I wasn’t going to dignify this article or this one with a comment, but since a local Afrikaans newspaper has also picked up and headlined the story, I’ve decided to weigh in on the debate with my two cents.

These aren’t the first articles of their kind, and since the press has a long history of writing blatantly incorrect, sensationalist stories about romance novels (such as this laughable cheap pot shot) it’s unlikely to be the last.

The debate will continue to rage for years to come, I’m sure, on whether watching violent films makes viewers turn violent, or reading romance turns people … well, romantic. (I notice crime novels don’t get blamed for sending people into lives of crime, but that’s another story!)

But it’s not this issue that has me up on my soap box today, but rather the underlying issue as I see it: that in our contemporary, supposedly enlightened, society, women who expect their real life heroes to aspire to some sort of ideal are ‘irrational’ or ‘dangerously unbalanced’.

It has become the norm in society for people not to take responsibility for their own actions. So we blame romance novels for the breakdown of marriages instead of admitting we might have failed.

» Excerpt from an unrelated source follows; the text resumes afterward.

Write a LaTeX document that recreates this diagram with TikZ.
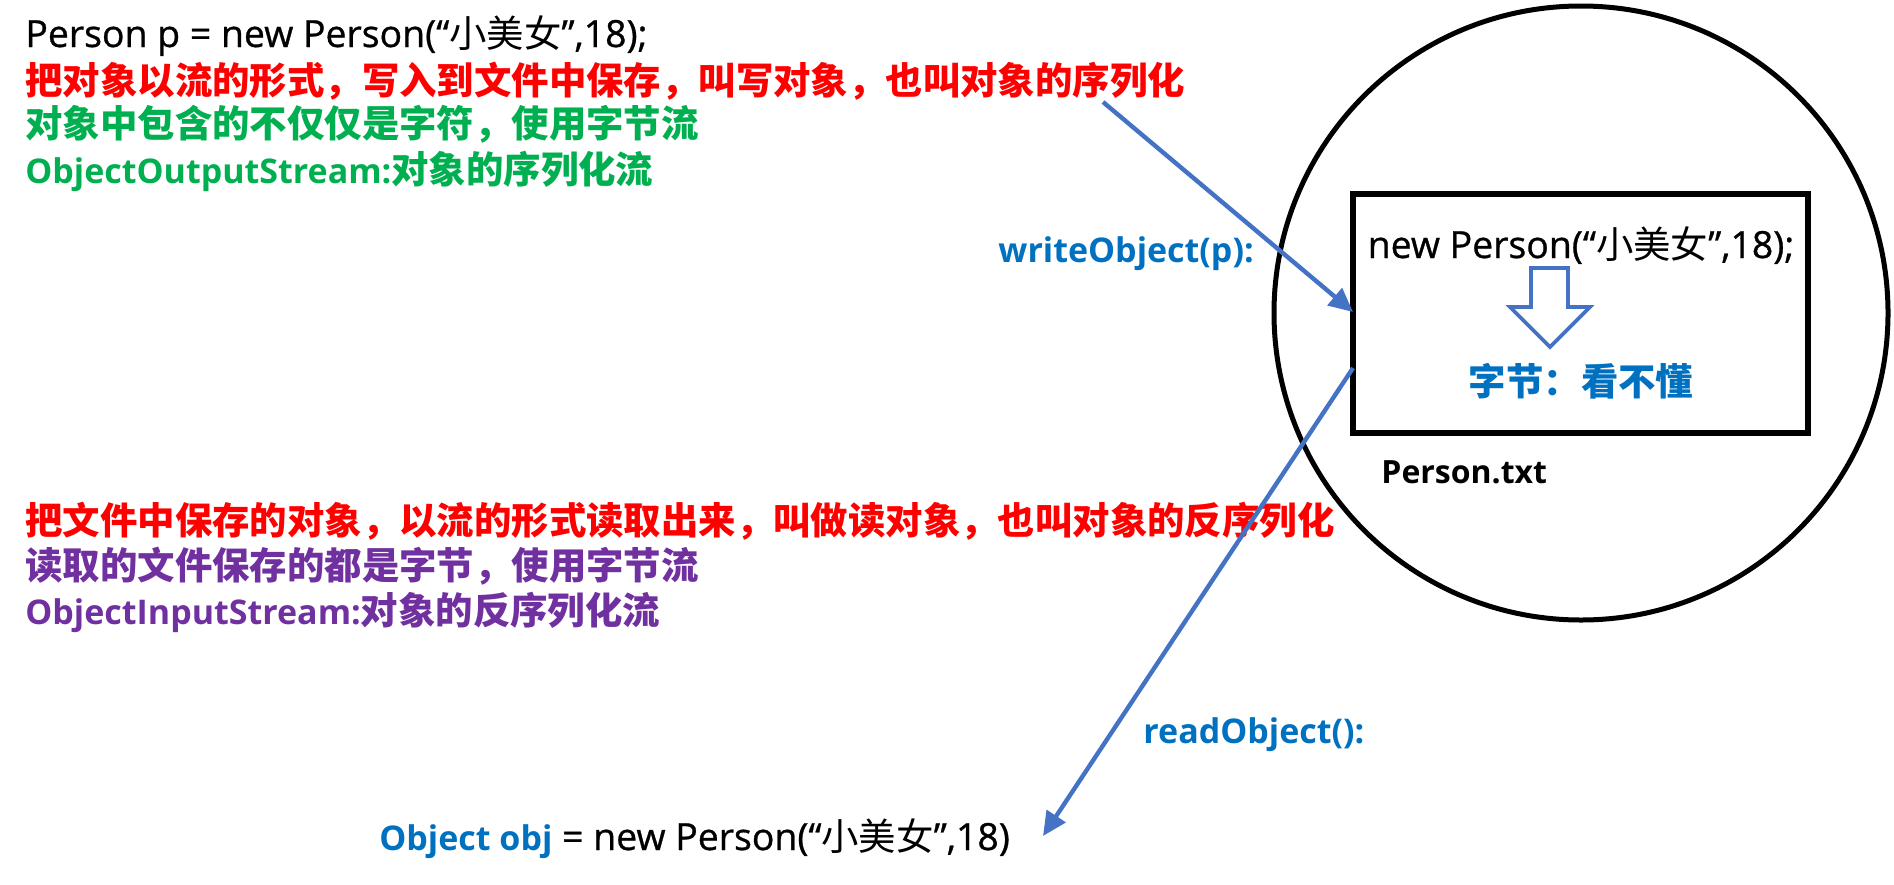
\documentclass[tikz,border=0pt]{standalone}
\usepackage{fontspec}
\setmainfont{Open Sans}
\newfontfamily\cjk{Noto Sans CJK SC}
\newfontfamily\codefont{Open Sans}[FakeBold=0.8]
\newcommand\hanzi[1]{{\cjk\fontsize{18.7}{22}\selectfont #1}}
\usetikzlibrary{arrows.meta}
\definecolor{txtred}{HTML}{FF0000}
\definecolor{txtgreen}{HTML}{00B050}
\definecolor{txtpurple}{HTML}{7030A0}
\definecolor{txtblue}{HTML}{0070C0}
\definecolor{arrblue}{HTML}{4472C4}
\tikzset{
  line/.style={inner sep=0pt, anchor=base west},
  zh/.style={font=\cjk\bfseries\fontsize{18.7}{22}\selectfont},
  bold/.style={font=\bfseries\fontsize{17}{20}\selectfont},
  code/.style={font=\codefont\fontsize{18.7}{22}\selectfont},
  flow/.style={draw=arrblue, line width=2.2pt, -{Triangle[length=12pt,width=11pt]}},
}
\begin{document}
\begin{tikzpicture}[x=0.5pt,y=-0.5pt]
  \useasboundingbox (0,0) rectangle (1894,884);
  % writing side
  \node[line,code] (pdef) at (25,47) {Person p = new Person(“\hanzi{小美女}”,18);};
  \node[line,zh,txtred] (wr1) at (25,94) {把对象以流的形式，写入到文件中保存，叫写对象，也叫对象的序列化};
  \node[line,zh,txtgreen] (wr2) at (25,137) {对象中包含的不仅仅是字符，使用字节流};
  \node[line,bold,txtgreen] (wr3) at (25,183) {ObjectOutputStream:\hanzi{对象的序列化流}};
  \node[line,bold,txtblue] (wcall) at (998,262) {writeObject(p):};
  % reading side
  \node[line,zh,txtred] (rd1) at (25,534) {把文件中保存的对象，以流的形式读取出来，叫做读对象，也叫对象的反序列化};
  \node[line,zh,txtpurple] (rd2) at (25,579) {读取的文件保存的都是字节，使用字节流};
  \node[line,bold,txtpurple] (rd3) at (25,624) {ObjectInputStream:\hanzi{对象的反序列化流}};
  \node[line,bold,txtblue] (rcall) at (1143,743) {readObject():};
  \node[line,code] (pobj) at (379,850) {{\normalfont\bfseries\fontsize{17}{20}\selectfont\color{txtblue}Object obj} = new Person(“\hanzi{小美女}”,18)};
  % the file
  \node[draw, circle, line width=2.5pt, minimum size=307pt, inner sep=0pt] (disk) at (1581,313) {};
  \node[draw, rectangle, line width=3pt, minimum width=227.5pt, minimum height=119.5pt, inner sep=0pt] (file) at (1580.5,313.5) {};
  \node[code, inner sep=0pt, anchor=base] (fcode) at (1581,258) {new Person(“\hanzi{小美女}”,18);};
  \node[zh, txtblue, inner sep=0pt, anchor=base] (fbytes) at (1581,395) {字节：看不懂};
  \node[line, font=\bfseries\fontsize{16}{19}\selectfont] (fname) at (1381,483) {Person.txt};
  \draw[draw=arrblue, line width=1.8pt, fill=white]
    (1531,268) -- (1568,268) -- (1568,307) -- (1590,307) -- (1550,347)
    -- (1510,307) -- (1531,307) -- cycle;
  % arrows
  \coordinate (win) at (1103,102);
  \coordinate (wend) at (1353,312);
  \coordinate (rout) at (1353,368);
  \coordinate (rend) at (1043,836);
  \draw[flow] (win) -- (wend);
  \draw[flow] (rout) -- (rend);
\end{tikzpicture}
\end{document}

We blame unrealistic expectations for the fact that women value themselves highly enough to want to be treated well. I somehow doubt that it’s the romance readers themselves saying their marriages broke apart because of what they read. More likely the disgruntled husband who doesn’t want to admit that his wife left him because he’s a drunken layabout.

I strongly believe that women should have high expectations of their husbands, just as men should have high expectations of their wives.

Marriage should be the place where we bring out the best in ourselves, not the worst. Our marriage partner should be the one person in the world we treat better than everyone else, not worse. And romance novels can teach us this. They set the benchmark of what we should aspire to, not a physical ideal (after all, those cover models often don’t truly represent the characters inside the books!) but rather the values of a love so deep and enduring that it is worth striving for.

I will continue to proudly read, and write, romantic fiction, because I believe in a world in which women are taught to value themselves enough that they do not settle for less than they deserve. And for a world in which women who do so are not ‘unrealistic’ but rather the vast majority. I can guarantee it’ll be a much happier world, and one filled with love and romance. Can you think of anything better?

Incidentally, if you’re wondering what a romance writer really does look like, check out this brilliant response by Julie Cohen.

And thanks to Lorraine Minx for pointing me to this interesting rebuttal.